>> Start Available records

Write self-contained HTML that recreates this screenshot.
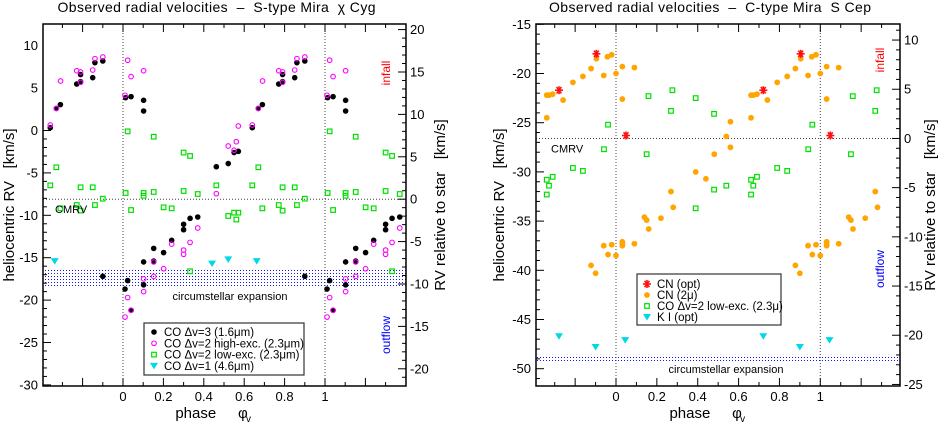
<!DOCTYPE html>
<html><head><meta charset="utf-8"><style>
body{margin:0;background:#fff}
svg{display:block;font-family:"Liberation Sans",sans-serif}
text{white-space:pre}
</style></head><body>
<svg id="s" width="943" height="424" viewBox="0 0 943 424" xmlns="http://www.w3.org/2000/svg">
<defs>
<pattern id="dots" width="3" height="3" patternUnits="userSpaceOnUse"><rect x="0" y="0" width="1" height="1" fill="#1010ff"/></pattern>
</defs>
</svg>
<script>
// ===== Left chart (chi Cyg) data =====
const L_blackPhase=[0.013,0.04,0.102,0.102,0.462,0.332,0.37,0.30,0.30,0.241,0.152,0.201,0.102,0.152,0.023,0.01,0.102,0.04,0.521,0.55,0.571,0.64,0.67,0.69,0.771,0.79,0.79,0.85,0.861,0.90,0.90];
const L_blackRV=[3.87,3.99,3.56,2.30,-4.27,-10.36,-10.2,-11.06,-11.7,-12.95,-13.9,-14.4,-15.5,-15.4,-17.7,-18.7,-18.2,-21.2,-3.9,-2.6,-2.46,0.33,2.6,3.05,5.48,5.76,6.6,6.23,8.0,8.2,-17.2];
const L_magPhase=[0.023,0.04,0.102,0.01,0.462,0.37,0.332,0.241,0.30,0.30,0.152,0.201,0.152,0.102,0.102,0.023,0.04,0.01,0.521,0.561,0.55,0.571,0.64,0.67,0.691,0.771,0.79,0.79,0.85,0.861,0.90];
const L_magRV=[8.28,6.35,7.05,4.15,-7.45,-11.5,-13.2,-13.4,-14.1,-14.6,-15.5,-16.3,-17.2,-17.5,-19.0,-19.7,-21.2,-22.0,-1.83,-1.32,-2.33,0.53,0.65,2.6,5.84,7.05,6.9,5.68,7.13,8.47,8.67];
const L_greenPhase=[0.023,0.152,0.30,0.332,0.462,0.013,0.102,0.102,0.152,0.30,0.37,0.04,0.201,0.241,0.332,0.521,0.55,0.571,0.561,0.64,0.67,0.69,0.771,0.79,0.79,0.85,0.861,0.90];
const L_greenRV=[-0.1,-0.73,-2.6,-3.0,-6.47,-7.37,-7.37,-7.7,-7.25,-7.13,-7.49,-9.38,-9.06,-9.18,-16.6,-10.08,-9.69,-9.69,-10.5,-6.47,-4.34,-9.18,-8.79,-6.7,-9.45,-6.7,-8.79,-8.04];
const L_cyanPhase=[0.441,0.521,0.662];
const L_cyanRV=[-15.7,-15.2,-15.4];
const L_leftTicks=[10,5,0,-5,-10,-15,-20,-25,-30];
const L_rightTicks=[20,15,10,5,0,-5,-10,-15,-20];
const L_cmrv=-8.1;
// ===== Right chart (S Cep) data =====
const R_orangePhase=[0.958,0.979,0.031,0.09,0.0,0.031,0.481,0.39,0.44,0.269,0.28,0.139,0.15,0.22,0.16,0.031,0.031,0.031,0.09,0.0,0.904,0.878,0.94,0.838,0.789,0.661,0.672,0.69,0.741,0.661,0.56,0.54,0.56,0.94,0.979,0.961,0.878,0.9];
const R_orangeRV=[-18.3,-18.1,-19.3,-19.4,-20.0,-22.6,-28.2,-30.0,-30.7,-32.0,-33.6,-34.6,-34.9,-34.7,-35.8,-37.1,-37.3,-37.5,-37.3,-38.5,-18.5,-19.5,-20.2,-20.3,-20.9,-22.2,-22.2,-22.1,-22.7,-24.5,-24.9,-26.4,-27.5,-37.5,-37.4,-38.4,-39.5,-40.3];
const R_redPhase=[0.904,0.721,0.049];
const R_redRV=[-18.0,-21.7,-26.3];
const R_greenPhase=[0.159,0.276,0.39,0.269,0.48,0.15,0.48,0.39,0.961,0.941,0.789,0.838,0.69,0.661,0.672,0.661,0.54];
const R_greenRV=[-22.3,-21.7,-22.5,-23.8,-24.1,-28.2,-31.8,-33.7,-25.2,-27.7,-29.6,-29.9,-30.5,-30.8,-31.4,-32.3,-31.4];
const R_cyanPhase=[0.721,0.9,0.045];
const R_cyanRV=[-46.7,-47.8,-47.1];
const R_leftTicks=[-15,-20,-25,-30,-35,-40,-45,-50];
const R_rightTicks=[10,5,0,-5,-10,-15,-20,-25];
const R_cmrv=-26.6;
const phaseLabels=[0,0.2,0.4,0.6,0.8,1];

const S=document.getElementById('s');
const NS='http://www.w3.org/2000/svg';
function mk(tag,attrs,parent){const e=document.createElementNS(NS,tag);for(const k in attrs)e.setAttribute(k,attrs[k]);(parent||S).appendChild(e);return e;}
function txt(str,attrs,parent){const e=mk('text',attrs,parent);e.textContent=str;return e;}
function star(x,y,parent){const g=mk('g',{stroke:'#ff1010','stroke-width':1.6},parent);const r=4;
  mk('line',{x1:x-r,y1:y,x2:x+r,y2:y},g);
  mk('line',{x1:x-r*0.6,y1:y-r*0.8,x2:x+r*0.6,y2:y+r*0.8},g);
  mk('line',{x1:x-r*0.6,y1:y+r*0.8,x2:x+r*0.6,y2:y-r*0.8},g);
  mk('line',{x1:x,y1:y-r,x2:x,y2:y+r},g);
  return g;}

function marker(kind,x,y,g){
  if(kind==='black')return mk('circle',{cx:x,cy:y,r:2.8,fill:'#000'},g);
  if(kind==='orange')return mk('circle',{cx:x,cy:y,r:2.9,fill:'#ffa500'},g);
  if(kind==='mag')return mk('circle',{cx:x,cy:y,r:2.3,fill:'none',stroke:'#ff00ff','stroke-width':1.1},g);
  if(kind==='green')return mk('rect',{x:x-2.3,y:y-2.3,width:4.6,height:4.6,fill:'none',stroke:'#00e000','stroke-width':1.2},g);
  if(kind==='cyan')return mk('path',{d:`M${x-4},${y-3}L${x+4},${y-3}L${x},${y+3.5}Z`,fill:'#00d8e8'},g);
  return star(x,y,g);
}

function chart(cfg){
  const g=mk('g',{});
  
  
  const X=p=>cfg.x0+cfg.xs*p, Y=v=>cfg.yTop+(cfg.vTop-v)*cfg.ys;
  const L=cfg.fl,R=cfg.fr,T=cfg.ft,B=cfg.fb;
  const band=mk('rect',{x:L,y:Y(cfg.bandTop),width:R-L,height:Y(cfg.bandBot)-Y(cfg.bandTop),fill:'url(#dots)'},g);
  
  
  for(const p of [0,1]){const l=mk('line',{x1:X(p),x2:X(p),y1:T,y2:B,stroke:'#444','stroke-width':1,'stroke-dasharray':'1,2'},g);
    }
  const cm=mk('line',{x1:L,x2:R,y1:Y(cfg.cmrv),y2:Y(cfg.cmrv),stroke:'#444','stroke-width':1,'stroke-dasharray':'1,2'},g);
  
  const fr=mk('rect',{x:L,y:T,width:R-L,height:B-T,fill:'none',stroke:'#000','stroke-width':1.5},g);
  
  for(let i=-5;i<=15;i++){const p=i/10,x=X(p);if(x<L+1||x>R-1)continue;const len=(i%2===0)?8:4;
    mk('line',{x1:x,x2:x,y1:B,y2:B-len,stroke:'#000','stroke-width':1},g);
    mk('line',{x1:x,x2:x,y1:T,y2:T+len,stroke:'#000','stroke-width':1},g);}
  for(const p of phaseLabels){const t=txt(String(p),{x:X(p),y:B+15,'font-size':13,'text-anchor':'middle'},g);
    }
  for(let v=Math.ceil(cfg.vBot);v<=cfg.vTop;v++){const y=Y(v);if(y<T||y>B)continue;const len=(v%5===0)?8:4;
    mk('line',{x1:L,x2:L+len,y1:y,y2:y,stroke:'#000','stroke-width':1},g);}
  for(const v of cfg.leftTicks){const t=txt(String(v),{x:L-5,y:Y(v)+4.5,'font-size':13,'text-anchor':'end'},g);
    }
  const Yr=r=>Y(r+cfg.cmrv);
  for(let r=-40;r<=40;r++){const y=Yr(r);if(y<T+1||y>B-1)continue;const len=(r%5===0)?8:4;
    mk('line',{x1:R,x2:R-len,y1:y,y2:y,stroke:'#000','stroke-width':1},g);}
  for(const r of cfg.rightTicks){const t=txt(String(r),{x:R+4,y:Yr(r)+4.5,'font-size':13},g);
    }
  function plot(ph,vals,kind,sname){
    for(let i=0;i<ph.length;i++){for(const k of [-1,0,1]){const x=X(ph[i]+k),y=Y(vals[i]);if(x<L+1||x>R-1)continue;
      const e=marker(kind,x,y,g);
      
      
    }}
  }
  for(const s of cfg.series)plot(s[0],s[1],s[2],s[3]);
  const lab=(str,a,name)=>{const t=txt(str,a,g);return t;};
  lab(cfg.title,{x:(L+R)/2-8,y:12,'font-size':14,'text-anchor':'middle',textLength:cfg.titleLen},'chart-title');
  lab('CMRV',{x:cfg.cmrvX,y:Y(cfg.cmrv)+14,'font-size':11},'cmrv-label');
  lab('circumstellar expansion',{x:cfg.ceX,y:cfg.ceY,'font-size':11,'text-anchor':'middle'},'circumstellar-expansion-label');
  lab('infall',{x:0,y:0,'font-size':12,fill:'#ff0000','text-anchor':'middle',transform:`translate(${R-16},${cfg.infallY}) rotate(-90)`},'infall-label');
  lab('outflow',{x:0,y:0,'font-size':12,fill:'#0000ff','text-anchor':'middle',transform:`translate(${R-16},${cfg.outflowY}) rotate(-90)`},'outflow-label');
  lab('heliocentric RV   [km/s]',{x:0,y:0,'font-size':15,'text-anchor':'middle',transform:`translate(${cfg.ylX},${(T+B)/2}) rotate(-90)`},'left-y-axis-title');
  lab('RV relative to star   [km/s]',{x:0,y:0,'font-size':15,'text-anchor':'middle',transform:`translate(${cfg.yrX},${(T+B)/2}) rotate(-90)`},'right-y-axis-title');
  lab('phase   ',{x:X(0.5)-22,y:418,'font-size':15,'text-anchor':'middle'},'x-axis-title');
  lab('φ',{x:X(0.5)+14,y:418,'font-size':15},'x-axis-phi');
  lab('v',{x:X(0.5)+22,y:422,'font-size':10},'x-axis-phi-subscript');
  const lg=mk('g',{},g);
  mk('rect',{x:cfg.lg[0],y:cfg.lg[1],width:cfg.lg[2],height:cfg.lg[3],fill:'#fff',stroke:'#333','stroke-width':1.2},lg);
  cfg.legend.forEach((it,i)=>{const y=cfg.lg[1]+cfg.lgStart+i*cfg.lgStep,sx=cfg.lg[0]+10;
    const m=marker(it[1],sx,y,lg);
    
    const t=txt(it[0],{x:sx+10,y:y+4,'font-size':11.5},lg);
    
  });
}

chart({name:'chi-cyg-chart',x0:123,xs:202,yTop:130.5,vTop:0,ys:8.48,fl:43,fr:406,ft:24,fb:386,vBot:-30.2,
  cmrv:L_cmrv,bandTop:-16.3,bandBot:-18.4,leftTicks:L_leftTicks,rightTicks:L_rightTicks,
  series:[[L_greenPhase,L_greenRV,'green','co-dv2-low-point'],[L_blackPhase,L_blackRV,'black','co-dv3-point'],[L_magPhase,L_magRV,'mag','co-dv2-high-point'],[L_cyanPhase,L_cyanRV,'cyan','co-dv1-point']],
  title:'Observed radial velocities  –  S-type Mira  χ Cyg',titleLen:318,cmrvX:55,ceX:230,ceY:300,infallY:73,outflowY:335,ylX:14,yrX:445,
  lg:[144,323,160,52],lgStart:9,lgStep:11.3,
  legend:[['CO Δv=3 (1.6μm)','black'],['CO Δv=2 high-exc. (2.3μm)','mag'],['CO Δv=2 low-exc. (2.3μm)','green'],['CO Δv=1 (4.6μm)','cyan']]});
chart({name:'s-cep-chart',x0:616,xs:204.3,yTop:24.3,vTop:-15,ys:9.84,fl:536,fr:900,ft:24,fb:386,vBot:-51.7,
  cmrv:R_cmrv,bandTop:-48.6,bandBot:-49.3,leftTicks:R_leftTicks,rightTicks:R_rightTicks,
  series:[[R_greenPhase,R_greenRV,'green','co-dv2-low-point'],[R_orangePhase,R_orangeRV,'orange','cn-2mu-point'],[R_redPhase,R_redRV,'red','cn-opt-point'],[R_cyanPhase,R_cyanRV,'cyan','k-i-point']],
  title:'Observed radial velocities  –  C-type Mira  S Cep',titleLen:322,cmrvX:551,ceX:726,ceY:373,infallY:60,outflowY:269,ylX:504,yrX:935,
  lg:[637,274,144,51],lgStart:10,lgStep:11,
  legend:[['CN (opt)','red'],['CN (2μ)','orange'],['CO Δv=2 low-exc. (2.3μ)','green'],['K I (opt)','cyan']]});
</script>
</body></html>
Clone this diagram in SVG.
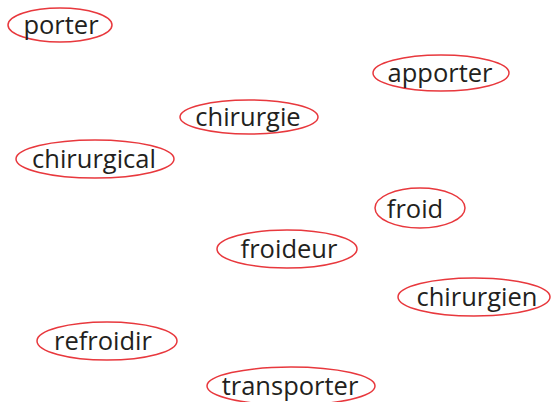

>> End Available records

Look through the data and gather every line with the string "this" in it.

■ **Exercise output**:
Write self-contained HTML that recreates this screenshot.
Clone this diagram in SVG.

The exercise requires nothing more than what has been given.